| What to do |
Return all of the data exactly as written, without the pictures.

| Collected material |
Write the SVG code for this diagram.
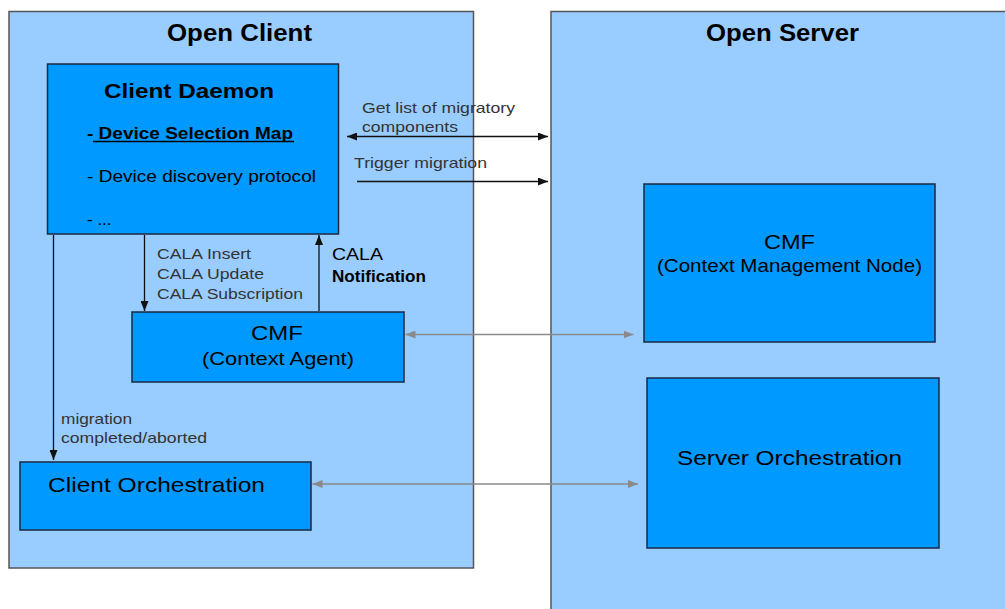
<svg xmlns="http://www.w3.org/2000/svg" width="1005" height="609" viewBox="0 0 1005 609">
  <defs>
    <marker id="arrowBlack" viewBox="0 0 10 8" refX="10" refY="4" markerWidth="10" markerHeight="8" markerUnits="userSpaceOnUse" orient="auto-start-reverse">
      <path d="M0,0 L10,4 L0,8 Z" fill="#111"/>
    </marker>
    <marker id="arrowGray" viewBox="0 0 10 8" refX="10" refY="4" markerWidth="10" markerHeight="8" markerUnits="userSpaceOnUse" orient="auto-start-reverse">
      <path d="M0,0 L10,4 L0,8 Z" fill="#8a8a8a"/>
    </marker>
  </defs>
  <style>
    .container { fill: #99ccff; stroke: #555; stroke-width: 1.5; }
    .box { fill: #0099ff; stroke: #1a2a40; stroke-width: 1.5; }
    text { font-family: "Liberation Sans", Arial, sans-serif; fill: #000; }
    .title { font-size: 24px; font-weight: bold; }
    .head { font-size: 21px; font-weight: bold; }
    .item { font-size: 17px; }
    .itemb { font-size: 17px; font-weight: bold; }
    .label { font-size: 15px; fill: #333; }
    .node { font-size: 21px; }
    .sub { font-size: 19px; }
    .black { stroke: #111; stroke-width: 1.3; fill: none; }
    .gray { stroke: #8a8a8a; stroke-width: 1.3; fill: none; }
  </style>

  <rect width="1005" height="609" fill="#fff"/>

  <!-- containers -->
  <g id="open-client">
    <rect class="container" x="9" y="11.5" width="464.5" height="556.5"/>
    <text class="title" x="167" y="40.5" textLength="145" lengthAdjust="spacingAndGlyphs">Open Client</text>
  </g>
  <g id="open-server">
    <rect class="container" x="551" y="11.5" width="470" height="620"/>
    <text class="title" x="706" y="40.5" textLength="153" lengthAdjust="spacingAndGlyphs">Open Server</text>
  </g>

  <!-- nodes -->
  <g id="client-daemon">
    <rect class="box" x="47.5" y="64" width="291" height="170"/>
    <text class="head" x="104" y="97.5" textLength="170" lengthAdjust="spacingAndGlyphs">Client Daemon</text>
    <text class="itemb" x="87" y="138.5" textLength="206" lengthAdjust="spacingAndGlyphs">- Device Selection Map</text>
    <line x1="93" y1="141.5" x2="294" y2="141.5" stroke="#000" stroke-width="1.4"/>
    <text class="item" x="87" y="182" textLength="229" lengthAdjust="spacingAndGlyphs">- Device discovery protocol</text>
    <text class="item" x="87" y="224.5">- ...</text>
  </g>

  <g id="cmf-agent">
    <rect class="box" x="132" y="312" width="272" height="70"/>
    <text class="node" x="251" y="340" textLength="52" lengthAdjust="spacingAndGlyphs">CMF</text>
    <text class="sub" x="202" y="365" textLength="152" lengthAdjust="spacingAndGlyphs">(Context Agent)</text>
  </g>

  <g id="client-orchestration">
    <rect class="box" x="20" y="462" width="291" height="68"/>
    <text class="node" x="48" y="492" textLength="217" lengthAdjust="spacingAndGlyphs">Client Orchestration</text>
  </g>

  <g id="cmf-node">
    <rect class="box" x="644" y="184" width="291" height="158"/>
    <text class="node" x="764" y="248.5" textLength="51" lengthAdjust="spacingAndGlyphs">CMF</text>
    <text class="sub" x="657" y="272" textLength="265" lengthAdjust="spacingAndGlyphs">(Context Management Node)</text>
  </g>

  <g id="server-orchestration">
    <rect class="box" x="647" y="378" width="292" height="170"/>
    <text class="node" x="677" y="464.5" textLength="225" lengthAdjust="spacingAndGlyphs">Server Orchestration</text>
  </g>

  <!-- connectors -->
  <g id="connectors">
    <line class="black" x1="347" y1="136.5" x2="548" y2="136.5" marker-start="url(#arrowBlack)" marker-end="url(#arrowBlack)"/>
    <text class="label" x="362" y="113" textLength="153" lengthAdjust="spacingAndGlyphs">Get list of migratory</text>
    <text class="label" x="362" y="132" textLength="96" lengthAdjust="spacingAndGlyphs">components</text>

    <line class="black" x1="357" y1="181.5" x2="548" y2="181.5" marker-end="url(#arrowBlack)"/>
    <text class="label" x="354" y="168" textLength="133" lengthAdjust="spacingAndGlyphs">Trigger migration</text>

    <line class="black" x1="144.5" y1="235" x2="144.5" y2="311" marker-end="url(#arrowBlack)"/>
    <text class="label" x="157" y="258.5" textLength="94" lengthAdjust="spacingAndGlyphs">CALA Insert</text>
    <text class="label" x="157" y="278.5" textLength="107" lengthAdjust="spacingAndGlyphs">CALA Update</text>
    <text class="label" x="157" y="298.5" textLength="146" lengthAdjust="spacingAndGlyphs">CALA Subscription</text>

    <line class="black" x1="319" y1="311" x2="319" y2="235" marker-end="url(#arrowBlack)"/>
    <text x="332" y="260" font-size="17" textLength="51" lengthAdjust="spacingAndGlyphs">CALA</text>
    <text x="332" y="281.5" font-size="17" font-weight="bold" textLength="94" lengthAdjust="spacingAndGlyphs">Notification</text>

    <line class="black" x1="53.5" y1="235" x2="53.5" y2="460" marker-end="url(#arrowBlack)"/>
    <text class="label" x="61" y="423.5" textLength="71" lengthAdjust="spacingAndGlyphs">migration</text>
    <text class="label" x="61" y="442.5" textLength="146" lengthAdjust="spacingAndGlyphs">completed/aborted</text>

    <line class="gray" x1="405.5" y1="334.5" x2="633.5" y2="334.5" marker-start="url(#arrowGray)" marker-end="url(#arrowGray)"/>
    <line class="gray" x1="312.5" y1="484" x2="638" y2="484" marker-start="url(#arrowGray)" marker-end="url(#arrowGray)"/>
  </g>
</svg>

| Task response |
Write the SVG code for this diagram.
<svg xmlns="http://www.w3.org/2000/svg" width="1005" height="609" viewBox="0 0 1005 609">
  <defs>
    <marker id="arrowBlack" viewBox="0 0 10 8" refX="10" refY="4" markerWidth="10" markerHeight="8" markerUnits="userSpaceOnUse" orient="auto-start-reverse">
      <path d="M0,0 L10,4 L0,8 Z" fill="#111"/>
    </marker>
    <marker id="arrowGray" viewBox="0 0 10 8" refX="10" refY="4" markerWidth="10" markerHeight="8" markerUnits="userSpaceOnUse" orient="auto-start-reverse">
      <path d="M0,0 L10,4 L0,8 Z" fill="#8a8a8a"/>
    </marker>
  </defs>
  <style>
    .container { fill: #99ccff; stroke: #555; stroke-width: 1.5; }
    .box { fill: #0099ff; stroke: #1a2a40; stroke-width: 1.5; }
    text { font-family: "Liberation Sans", Arial, sans-serif; fill: #000; }
    .title { font-size: 24px; font-weight: bold; }
    .head { font-size: 21px; font-weight: bold; }
    .item { font-size: 17px; }
    .itemb { font-size: 17px; font-weight: bold; }
    .label { font-size: 15px; fill: #333; }
    .node { font-size: 21px; }
    .sub { font-size: 19px; }
    .black { stroke: #111; stroke-width: 1.3; fill: none; }
    .gray { stroke: #8a8a8a; stroke-width: 1.3; fill: none; }
  </style>

  <rect width="1005" height="609" fill="#fff"/>

  <!-- containers -->
  <g id="open-client">
    <rect class="container" x="9" y="11.5" width="464.5" height="556.5"/>
    <text class="title" x="167" y="40.5" textLength="145" lengthAdjust="spacingAndGlyphs">Open Client</text>
  </g>
  <g id="open-server">
    <rect class="container" x="551" y="11.5" width="470" height="620"/>
    <text class="title" x="706" y="40.5" textLength="153" lengthAdjust="spacingAndGlyphs">Open Server</text>
  </g>

  <!-- nodes -->
  <g id="client-daemon">
    <rect class="box" x="47.5" y="64" width="291" height="170"/>
    <text class="head" x="104" y="97.5" textLength="170" lengthAdjust="spacingAndGlyphs">Client Daemon</text>
    <text class="itemb" x="87" y="138.5" textLength="206" lengthAdjust="spacingAndGlyphs">- Device Selection Map</text>
    <line x1="93" y1="141.5" x2="294" y2="141.5" stroke="#000" stroke-width="1.4"/>
    <text class="item" x="87" y="182" textLength="229" lengthAdjust="spacingAndGlyphs">- Device discovery protocol</text>
    <text class="item" x="87" y="224.5">- ...</text>
  </g>

  <g id="cmf-agent">
    <rect class="box" x="132" y="312" width="272" height="70"/>
    <text class="node" x="251" y="340" textLength="52" lengthAdjust="spacingAndGlyphs">CMF</text>
    <text class="sub" x="202" y="365" textLength="152" lengthAdjust="spacingAndGlyphs">(Context Agent)</text>
  </g>

  <g id="client-orchestration">
    <rect class="box" x="20" y="462" width="291" height="68"/>
    <text class="node" x="48" y="492" textLength="217" lengthAdjust="spacingAndGlyphs">Client Orchestration</text>
  </g>

  <g id="cmf-node">
    <rect class="box" x="644" y="184" width="291" height="158"/>
    <text class="node" x="764" y="248.5" textLength="51" lengthAdjust="spacingAndGlyphs">CMF</text>
    <text class="sub" x="657" y="272" textLength="265" lengthAdjust="spacingAndGlyphs">(Context Management Node)</text>
  </g>

  <g id="server-orchestration">
    <rect class="box" x="647" y="378" width="292" height="170"/>
    <text class="node" x="677" y="464.5" textLength="225" lengthAdjust="spacingAndGlyphs">Server Orchestration</text>
  </g>

  <!-- connectors -->
  <g id="connectors">
    <line class="black" x1="347" y1="136.5" x2="548" y2="136.5" marker-start="url(#arrowBlack)" marker-end="url(#arrowBlack)"/>
    <text class="label" x="362" y="113" textLength="153" lengthAdjust="spacingAndGlyphs">Get list of migratory</text>
    <text class="label" x="362" y="132" textLength="96" lengthAdjust="spacingAndGlyphs">components</text>

    <line class="black" x1="357" y1="181.5" x2="548" y2="181.5" marker-end="url(#arrowBlack)"/>
    <text class="label" x="354" y="168" textLength="133" lengthAdjust="spacingAndGlyphs">Trigger migration</text>

    <line class="black" x1="144.5" y1="235" x2="144.5" y2="311" marker-end="url(#arrowBlack)"/>
    <text class="label" x="157" y="258.5" textLength="94" lengthAdjust="spacingAndGlyphs">CALA Insert</text>
    <text class="label" x="157" y="278.5" textLength="107" lengthAdjust="spacingAndGlyphs">CALA Update</text>
    <text class="label" x="157" y="298.5" textLength="146" lengthAdjust="spacingAndGlyphs">CALA Subscription</text>

    <line class="black" x1="319" y1="311" x2="319" y2="235" marker-end="url(#arrowBlack)"/>
    <text x="332" y="260" font-size="17" textLength="51" lengthAdjust="spacingAndGlyphs">CALA</text>
    <text x="332" y="281.5" font-size="17" font-weight="bold" textLength="94" lengthAdjust="spacingAndGlyphs">Notification</text>

    <line class="black" x1="53.5" y1="235" x2="53.5" y2="460" marker-end="url(#arrowBlack)"/>
    <text class="label" x="61" y="423.5" textLength="71" lengthAdjust="spacingAndGlyphs">migration</text>
    <text class="label" x="61" y="442.5" textLength="146" lengthAdjust="spacingAndGlyphs">completed/aborted</text>

    <line class="gray" x1="405.5" y1="334.5" x2="633.5" y2="334.5" marker-start="url(#arrowGray)" marker-end="url(#arrowGray)"/>
    <line class="gray" x1="312.5" y1="484" x2="638" y2="484" marker-start="url(#arrowGray)" marker-end="url(#arrowGray)"/>
  </g>
</svg>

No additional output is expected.